## WHAT NEEDS TO BE DONE
Repeat everything in the material exactly.

## MATERIAL PROVIDED
******************************

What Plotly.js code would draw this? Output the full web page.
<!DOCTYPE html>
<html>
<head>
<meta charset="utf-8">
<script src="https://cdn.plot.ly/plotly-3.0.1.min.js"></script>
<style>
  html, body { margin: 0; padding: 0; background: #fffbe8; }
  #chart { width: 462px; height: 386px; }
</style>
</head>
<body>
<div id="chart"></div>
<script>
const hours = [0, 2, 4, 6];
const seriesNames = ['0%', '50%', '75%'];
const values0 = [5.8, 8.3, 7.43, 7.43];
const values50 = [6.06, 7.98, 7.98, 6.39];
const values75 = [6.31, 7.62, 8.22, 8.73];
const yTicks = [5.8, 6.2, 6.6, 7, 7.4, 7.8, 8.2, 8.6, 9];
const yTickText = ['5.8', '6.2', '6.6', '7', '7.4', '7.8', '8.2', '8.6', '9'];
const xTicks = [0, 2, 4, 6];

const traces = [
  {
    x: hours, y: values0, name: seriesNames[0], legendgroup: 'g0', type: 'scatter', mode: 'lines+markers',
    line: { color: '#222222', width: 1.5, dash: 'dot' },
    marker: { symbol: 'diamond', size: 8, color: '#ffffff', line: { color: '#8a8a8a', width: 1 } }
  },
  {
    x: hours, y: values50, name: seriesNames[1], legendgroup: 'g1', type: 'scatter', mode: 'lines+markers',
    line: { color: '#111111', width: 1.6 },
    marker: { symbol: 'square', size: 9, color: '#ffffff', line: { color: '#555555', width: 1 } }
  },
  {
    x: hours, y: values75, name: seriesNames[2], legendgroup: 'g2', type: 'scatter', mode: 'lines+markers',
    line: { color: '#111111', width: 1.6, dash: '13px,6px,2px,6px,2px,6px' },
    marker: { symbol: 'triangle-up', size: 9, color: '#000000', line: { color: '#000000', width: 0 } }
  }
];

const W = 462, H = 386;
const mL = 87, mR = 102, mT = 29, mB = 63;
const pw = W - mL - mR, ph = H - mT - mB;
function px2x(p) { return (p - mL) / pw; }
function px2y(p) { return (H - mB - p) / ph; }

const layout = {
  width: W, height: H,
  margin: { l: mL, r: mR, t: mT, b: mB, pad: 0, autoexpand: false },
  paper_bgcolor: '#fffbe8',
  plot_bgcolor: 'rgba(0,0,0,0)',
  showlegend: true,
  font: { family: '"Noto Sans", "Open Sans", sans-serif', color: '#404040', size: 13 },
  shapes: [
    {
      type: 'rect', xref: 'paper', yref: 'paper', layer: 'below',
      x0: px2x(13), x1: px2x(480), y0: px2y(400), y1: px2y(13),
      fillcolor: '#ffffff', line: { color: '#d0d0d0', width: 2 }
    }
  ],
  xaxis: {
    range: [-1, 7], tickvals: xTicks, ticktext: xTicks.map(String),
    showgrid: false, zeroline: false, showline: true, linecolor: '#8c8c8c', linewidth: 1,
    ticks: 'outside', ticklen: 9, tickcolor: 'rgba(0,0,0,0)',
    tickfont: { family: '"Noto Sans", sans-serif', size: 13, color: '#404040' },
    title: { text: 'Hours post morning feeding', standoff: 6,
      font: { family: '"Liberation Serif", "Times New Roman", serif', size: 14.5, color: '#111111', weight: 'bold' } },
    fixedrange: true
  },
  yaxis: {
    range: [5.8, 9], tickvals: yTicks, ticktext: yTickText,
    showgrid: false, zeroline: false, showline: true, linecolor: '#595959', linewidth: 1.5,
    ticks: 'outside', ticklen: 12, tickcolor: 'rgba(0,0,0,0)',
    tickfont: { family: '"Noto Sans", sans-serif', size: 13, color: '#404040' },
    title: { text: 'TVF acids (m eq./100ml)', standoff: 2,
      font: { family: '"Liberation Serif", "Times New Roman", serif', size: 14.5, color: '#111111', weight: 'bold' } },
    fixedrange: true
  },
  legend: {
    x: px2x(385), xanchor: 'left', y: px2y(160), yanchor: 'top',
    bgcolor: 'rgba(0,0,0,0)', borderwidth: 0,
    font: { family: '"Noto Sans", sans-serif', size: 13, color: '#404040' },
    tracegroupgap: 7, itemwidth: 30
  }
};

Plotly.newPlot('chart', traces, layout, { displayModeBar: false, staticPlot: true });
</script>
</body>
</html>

******************************

## ANSWER TO THE EXERCISE
What Plotly.js code would draw this? Output the full web page.
<!DOCTYPE html>
<html>
<head>
<meta charset="utf-8">
<script src="https://cdn.plot.ly/plotly-3.0.1.min.js"></script>
<style>
  html, body { margin: 0; padding: 0; background: #fffbe8; }
  #chart { width: 462px; height: 386px; }
</style>
</head>
<body>
<div id="chart"></div>
<script>
const hours = [0, 2, 4, 6];
const seriesNames = ['0%', '50%', '75%'];
const values0 = [5.8, 8.3, 7.43, 7.43];
const values50 = [6.06, 7.98, 7.98, 6.39];
const values75 = [6.31, 7.62, 8.22, 8.73];
const yTicks = [5.8, 6.2, 6.6, 7, 7.4, 7.8, 8.2, 8.6, 9];
const yTickText = ['5.8', '6.2', '6.6', '7', '7.4', '7.8', '8.2', '8.6', '9'];
const xTicks = [0, 2, 4, 6];

const traces = [
  {
    x: hours, y: values0, name: seriesNames[0], legendgroup: 'g0', type: 'scatter', mode: 'lines+markers',
    line: { color: '#222222', width: 1.5, dash: 'dot' },
    marker: { symbol: 'diamond', size: 8, color: '#ffffff', line: { color: '#8a8a8a', width: 1 } }
  },
  {
    x: hours, y: values50, name: seriesNames[1], legendgroup: 'g1', type: 'scatter', mode: 'lines+markers',
    line: { color: '#111111', width: 1.6 },
    marker: { symbol: 'square', size: 9, color: '#ffffff', line: { color: '#555555', width: 1 } }
  },
  {
    x: hours, y: values75, name: seriesNames[2], legendgroup: 'g2', type: 'scatter', mode: 'lines+markers',
    line: { color: '#111111', width: 1.6, dash: '13px,6px,2px,6px,2px,6px' },
    marker: { symbol: 'triangle-up', size: 9, color: '#000000', line: { color: '#000000', width: 0 } }
  }
];

const W = 462, H = 386;
const mL = 87, mR = 102, mT = 29, mB = 63;
const pw = W - mL - mR, ph = H - mT - mB;
function px2x(p) { return (p - mL) / pw; }
function px2y(p) { return (H - mB - p) / ph; }

const layout = {
  width: W, height: H,
  margin: { l: mL, r: mR, t: mT, b: mB, pad: 0, autoexpand: false },
  paper_bgcolor: '#fffbe8',
  plot_bgcolor: 'rgba(0,0,0,0)',
  showlegend: true,
  font: { family: '"Noto Sans", "Open Sans", sans-serif', color: '#404040', size: 13 },
  shapes: [
    {
      type: 'rect', xref: 'paper', yref: 'paper', layer: 'below',
      x0: px2x(13), x1: px2x(480), y0: px2y(400), y1: px2y(13),
      fillcolor: '#ffffff', line: { color: '#d0d0d0', width: 2 }
    }
  ],
  xaxis: {
    range: [-1, 7], tickvals: xTicks, ticktext: xTicks.map(String),
    showgrid: false, zeroline: false, showline: true, linecolor: '#8c8c8c', linewidth: 1,
    ticks: 'outside', ticklen: 9, tickcolor: 'rgba(0,0,0,0)',
    tickfont: { family: '"Noto Sans", sans-serif', size: 13, color: '#404040' },
    title: { text: 'Hours post morning feeding', standoff: 6,
      font: { family: '"Liberation Serif", "Times New Roman", serif', size: 14.5, color: '#111111', weight: 'bold' } },
    fixedrange: true
  },
  yaxis: {
    range: [5.8, 9], tickvals: yTicks, ticktext: yTickText,
    showgrid: false, zeroline: false, showline: true, linecolor: '#595959', linewidth: 1.5,
    ticks: 'outside', ticklen: 12, tickcolor: 'rgba(0,0,0,0)',
    tickfont: { family: '"Noto Sans", sans-serif', size: 13, color: '#404040' },
    title: { text: 'TVF acids (m eq./100ml)', standoff: 2,
      font: { family: '"Liberation Serif", "Times New Roman", serif', size: 14.5, color: '#111111', weight: 'bold' } },
    fixedrange: true
  },
  legend: {
    x: px2x(385), xanchor: 'left', y: px2y(160), yanchor: 'top',
    bgcolor: 'rgba(0,0,0,0)', borderwidth: 0,
    font: { family: '"Noto Sans", sans-serif', size: 13, color: '#404040' },
    tracegroupgap: 7, itemwidth: 30
  }
};

Plotly.newPlot('chart', traces, layout, { displayModeBar: false, staticPlot: true });
</script>
</body>
</html>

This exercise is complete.